Task requirements:
Make an exact copy of all the material below, apart from the pictures.

* Start Given material *

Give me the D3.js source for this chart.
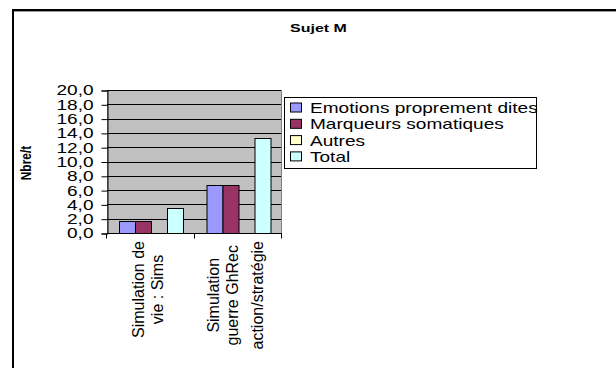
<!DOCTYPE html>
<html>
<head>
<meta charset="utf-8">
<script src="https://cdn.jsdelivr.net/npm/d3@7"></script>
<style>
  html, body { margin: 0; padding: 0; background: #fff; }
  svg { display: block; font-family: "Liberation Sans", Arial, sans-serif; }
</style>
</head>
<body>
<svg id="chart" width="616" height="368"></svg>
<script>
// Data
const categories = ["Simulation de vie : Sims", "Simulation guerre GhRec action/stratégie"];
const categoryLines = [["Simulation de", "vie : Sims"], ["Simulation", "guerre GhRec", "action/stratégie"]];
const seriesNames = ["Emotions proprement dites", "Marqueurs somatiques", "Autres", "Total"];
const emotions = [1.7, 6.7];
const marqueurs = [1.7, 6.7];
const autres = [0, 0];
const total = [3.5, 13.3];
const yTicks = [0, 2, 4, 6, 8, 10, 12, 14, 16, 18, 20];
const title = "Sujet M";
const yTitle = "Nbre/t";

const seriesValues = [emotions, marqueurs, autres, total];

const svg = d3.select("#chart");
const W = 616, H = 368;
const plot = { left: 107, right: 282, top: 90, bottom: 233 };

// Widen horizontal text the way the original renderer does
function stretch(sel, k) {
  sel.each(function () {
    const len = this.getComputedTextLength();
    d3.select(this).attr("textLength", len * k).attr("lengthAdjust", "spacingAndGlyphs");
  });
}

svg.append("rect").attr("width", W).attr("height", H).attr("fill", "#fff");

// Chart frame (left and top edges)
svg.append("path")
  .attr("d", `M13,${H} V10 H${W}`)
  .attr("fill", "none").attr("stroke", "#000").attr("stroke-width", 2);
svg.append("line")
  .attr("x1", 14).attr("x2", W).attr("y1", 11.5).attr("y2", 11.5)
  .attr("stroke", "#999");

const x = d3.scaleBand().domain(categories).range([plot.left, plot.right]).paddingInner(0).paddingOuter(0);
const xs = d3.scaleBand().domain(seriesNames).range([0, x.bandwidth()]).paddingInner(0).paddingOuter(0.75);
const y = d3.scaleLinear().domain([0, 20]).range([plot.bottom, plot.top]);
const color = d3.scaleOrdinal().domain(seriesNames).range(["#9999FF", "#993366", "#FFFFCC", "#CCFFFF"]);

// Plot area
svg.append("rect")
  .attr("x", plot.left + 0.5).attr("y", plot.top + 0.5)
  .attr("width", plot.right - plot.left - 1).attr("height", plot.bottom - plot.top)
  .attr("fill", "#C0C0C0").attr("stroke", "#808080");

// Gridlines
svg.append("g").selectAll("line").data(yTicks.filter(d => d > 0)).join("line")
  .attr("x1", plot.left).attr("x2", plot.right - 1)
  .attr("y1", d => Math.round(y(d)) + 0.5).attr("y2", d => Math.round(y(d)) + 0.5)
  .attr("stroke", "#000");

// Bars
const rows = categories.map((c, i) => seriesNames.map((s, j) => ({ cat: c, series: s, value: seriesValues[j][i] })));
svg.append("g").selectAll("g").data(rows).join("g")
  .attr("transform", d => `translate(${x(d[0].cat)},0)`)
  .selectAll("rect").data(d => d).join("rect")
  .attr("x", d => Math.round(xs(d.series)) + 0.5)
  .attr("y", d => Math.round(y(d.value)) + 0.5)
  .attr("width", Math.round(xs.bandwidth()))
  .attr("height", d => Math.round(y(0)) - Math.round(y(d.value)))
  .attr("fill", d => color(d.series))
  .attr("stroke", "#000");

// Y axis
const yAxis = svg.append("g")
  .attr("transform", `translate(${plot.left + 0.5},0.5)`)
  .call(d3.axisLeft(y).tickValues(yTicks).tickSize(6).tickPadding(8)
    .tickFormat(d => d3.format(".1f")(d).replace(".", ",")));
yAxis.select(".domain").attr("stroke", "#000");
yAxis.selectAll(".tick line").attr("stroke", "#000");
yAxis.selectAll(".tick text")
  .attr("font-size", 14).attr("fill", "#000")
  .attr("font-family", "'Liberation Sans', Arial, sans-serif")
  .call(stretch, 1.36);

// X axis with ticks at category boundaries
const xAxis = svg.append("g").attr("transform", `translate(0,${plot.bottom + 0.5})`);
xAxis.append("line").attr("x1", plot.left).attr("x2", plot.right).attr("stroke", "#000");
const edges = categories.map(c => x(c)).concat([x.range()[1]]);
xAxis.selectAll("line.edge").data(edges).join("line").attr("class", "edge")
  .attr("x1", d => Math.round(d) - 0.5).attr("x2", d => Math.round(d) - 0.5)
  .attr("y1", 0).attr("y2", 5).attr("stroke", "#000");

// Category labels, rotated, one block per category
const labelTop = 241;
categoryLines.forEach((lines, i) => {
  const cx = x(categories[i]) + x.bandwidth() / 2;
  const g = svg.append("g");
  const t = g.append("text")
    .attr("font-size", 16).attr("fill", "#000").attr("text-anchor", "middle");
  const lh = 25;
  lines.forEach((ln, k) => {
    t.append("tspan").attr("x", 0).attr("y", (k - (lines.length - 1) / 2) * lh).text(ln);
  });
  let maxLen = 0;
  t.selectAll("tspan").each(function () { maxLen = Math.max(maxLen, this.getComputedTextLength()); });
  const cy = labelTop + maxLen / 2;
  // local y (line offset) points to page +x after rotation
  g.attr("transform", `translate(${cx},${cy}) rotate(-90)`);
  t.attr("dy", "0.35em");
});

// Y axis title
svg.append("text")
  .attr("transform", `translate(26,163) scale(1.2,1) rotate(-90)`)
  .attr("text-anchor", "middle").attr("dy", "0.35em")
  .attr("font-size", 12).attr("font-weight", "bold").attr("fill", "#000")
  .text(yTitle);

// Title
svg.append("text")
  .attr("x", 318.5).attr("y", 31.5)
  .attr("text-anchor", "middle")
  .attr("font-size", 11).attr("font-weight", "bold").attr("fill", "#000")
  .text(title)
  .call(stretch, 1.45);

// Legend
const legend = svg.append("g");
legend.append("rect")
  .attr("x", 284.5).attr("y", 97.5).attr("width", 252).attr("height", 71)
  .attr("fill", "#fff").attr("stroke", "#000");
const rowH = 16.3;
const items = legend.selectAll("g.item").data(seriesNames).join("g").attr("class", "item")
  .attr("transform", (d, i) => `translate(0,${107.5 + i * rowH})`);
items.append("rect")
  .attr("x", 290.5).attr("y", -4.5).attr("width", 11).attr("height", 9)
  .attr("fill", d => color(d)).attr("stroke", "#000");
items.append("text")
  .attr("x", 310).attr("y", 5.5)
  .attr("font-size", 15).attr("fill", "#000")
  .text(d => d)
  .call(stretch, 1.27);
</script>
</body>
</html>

* End Given material *

Answer to this problem:
Give me the D3.js source for this chart.
<!DOCTYPE html>
<html>
<head>
<meta charset="utf-8">
<script src="https://cdn.jsdelivr.net/npm/d3@7"></script>
<style>
  html, body { margin: 0; padding: 0; background: #fff; }
  svg { display: block; font-family: "Liberation Sans", Arial, sans-serif; }
</style>
</head>
<body>
<svg id="chart" width="616" height="368"></svg>
<script>
// Data
const categories = ["Simulation de vie : Sims", "Simulation guerre GhRec action/stratégie"];
const categoryLines = [["Simulation de", "vie : Sims"], ["Simulation", "guerre GhRec", "action/stratégie"]];
const seriesNames = ["Emotions proprement dites", "Marqueurs somatiques", "Autres", "Total"];
const emotions = [1.7, 6.7];
const marqueurs = [1.7, 6.7];
const autres = [0, 0];
const total = [3.5, 13.3];
const yTicks = [0, 2, 4, 6, 8, 10, 12, 14, 16, 18, 20];
const title = "Sujet M";
const yTitle = "Nbre/t";

const seriesValues = [emotions, marqueurs, autres, total];

const svg = d3.select("#chart");
const W = 616, H = 368;
const plot = { left: 107, right: 282, top: 90, bottom: 233 };

// Widen horizontal text the way the original renderer does
function stretch(sel, k) {
  sel.each(function () {
    const len = this.getComputedTextLength();
    d3.select(this).attr("textLength", len * k).attr("lengthAdjust", "spacingAndGlyphs");
  });
}

svg.append("rect").attr("width", W).attr("height", H).attr("fill", "#fff");

// Chart frame (left and top edges)
svg.append("path")
  .attr("d", `M13,${H} V10 H${W}`)
  .attr("fill", "none").attr("stroke", "#000").attr("stroke-width", 2);
svg.append("line")
  .attr("x1", 14).attr("x2", W).attr("y1", 11.5).attr("y2", 11.5)
  .attr("stroke", "#999");

const x = d3.scaleBand().domain(categories).range([plot.left, plot.right]).paddingInner(0).paddingOuter(0);
const xs = d3.scaleBand().domain(seriesNames).range([0, x.bandwidth()]).paddingInner(0).paddingOuter(0.75);
const y = d3.scaleLinear().domain([0, 20]).range([plot.bottom, plot.top]);
const color = d3.scaleOrdinal().domain(seriesNames).range(["#9999FF", "#993366", "#FFFFCC", "#CCFFFF"]);

// Plot area
svg.append("rect")
  .attr("x", plot.left + 0.5).attr("y", plot.top + 0.5)
  .attr("width", plot.right - plot.left - 1).attr("height", plot.bottom - plot.top)
  .attr("fill", "#C0C0C0").attr("stroke", "#808080");

// Gridlines
svg.append("g").selectAll("line").data(yTicks.filter(d => d > 0)).join("line")
  .attr("x1", plot.left).attr("x2", plot.right - 1)
  .attr("y1", d => Math.round(y(d)) + 0.5).attr("y2", d => Math.round(y(d)) + 0.5)
  .attr("stroke", "#000");

// Bars
const rows = categories.map((c, i) => seriesNames.map((s, j) => ({ cat: c, series: s, value: seriesValues[j][i] })));
svg.append("g").selectAll("g").data(rows).join("g")
  .attr("transform", d => `translate(${x(d[0].cat)},0)`)
  .selectAll("rect").data(d => d).join("rect")
  .attr("x", d => Math.round(xs(d.series)) + 0.5)
  .attr("y", d => Math.round(y(d.value)) + 0.5)
  .attr("width", Math.round(xs.bandwidth()))
  .attr("height", d => Math.round(y(0)) - Math.round(y(d.value)))
  .attr("fill", d => color(d.series))
  .attr("stroke", "#000");

// Y axis
const yAxis = svg.append("g")
  .attr("transform", `translate(${plot.left + 0.5},0.5)`)
  .call(d3.axisLeft(y).tickValues(yTicks).tickSize(6).tickPadding(8)
    .tickFormat(d => d3.format(".1f")(d).replace(".", ",")));
yAxis.select(".domain").attr("stroke", "#000");
yAxis.selectAll(".tick line").attr("stroke", "#000");
yAxis.selectAll(".tick text")
  .attr("font-size", 14).attr("fill", "#000")
  .attr("font-family", "'Liberation Sans', Arial, sans-serif")
  .call(stretch, 1.36);

// X axis with ticks at category boundaries
const xAxis = svg.append("g").attr("transform", `translate(0,${plot.bottom + 0.5})`);
xAxis.append("line").attr("x1", plot.left).attr("x2", plot.right).attr("stroke", "#000");
const edges = categories.map(c => x(c)).concat([x.range()[1]]);
xAxis.selectAll("line.edge").data(edges).join("line").attr("class", "edge")
  .attr("x1", d => Math.round(d) - 0.5).attr("x2", d => Math.round(d) - 0.5)
  .attr("y1", 0).attr("y2", 5).attr("stroke", "#000");

// Category labels, rotated, one block per category
const labelTop = 241;
categoryLines.forEach((lines, i) => {
  const cx = x(categories[i]) + x.bandwidth() / 2;
  const g = svg.append("g");
  const t = g.append("text")
    .attr("font-size", 16).attr("fill", "#000").attr("text-anchor", "middle");
  const lh = 25;
  lines.forEach((ln, k) => {
    t.append("tspan").attr("x", 0).attr("y", (k - (lines.length - 1) / 2) * lh).text(ln);
  });
  let maxLen = 0;
  t.selectAll("tspan").each(function () { maxLen = Math.max(maxLen, this.getComputedTextLength()); });
  const cy = labelTop + maxLen / 2;
  // local y (line offset) points to page +x after rotation
  g.attr("transform", `translate(${cx},${cy}) rotate(-90)`);
  t.attr("dy", "0.35em");
});

// Y axis title
svg.append("text")
  .attr("transform", `translate(26,163) scale(1.2,1) rotate(-90)`)
  .attr("text-anchor", "middle").attr("dy", "0.35em")
  .attr("font-size", 12).attr("font-weight", "bold").attr("fill", "#000")
  .text(yTitle);

// Title
svg.append("text")
  .attr("x", 318.5).attr("y", 31.5)
  .attr("text-anchor", "middle")
  .attr("font-size", 11).attr("font-weight", "bold").attr("fill", "#000")
  .text(title)
  .call(stretch, 1.45);

// Legend
const legend = svg.append("g");
legend.append("rect")
  .attr("x", 284.5).attr("y", 97.5).attr("width", 252).attr("height", 71)
  .attr("fill", "#fff").attr("stroke", "#000");
const rowH = 16.3;
const items = legend.selectAll("g.item").data(seriesNames).join("g").attr("class", "item")
  .attr("transform", (d, i) => `translate(0,${107.5 + i * rowH})`);
items.append("rect")
  .attr("x", 290.5).attr("y", -4.5).attr("width", 11).attr("height", 9)
  .attr("fill", d => color(d)).attr("stroke", "#000");
items.append("text")
  .attr("x", 310).attr("y", 5.5)
  .attr("font-size", 15).attr("fill", "#000")
  .text(d => d)
  .call(stretch, 1.27);
</script>
</body>
</html>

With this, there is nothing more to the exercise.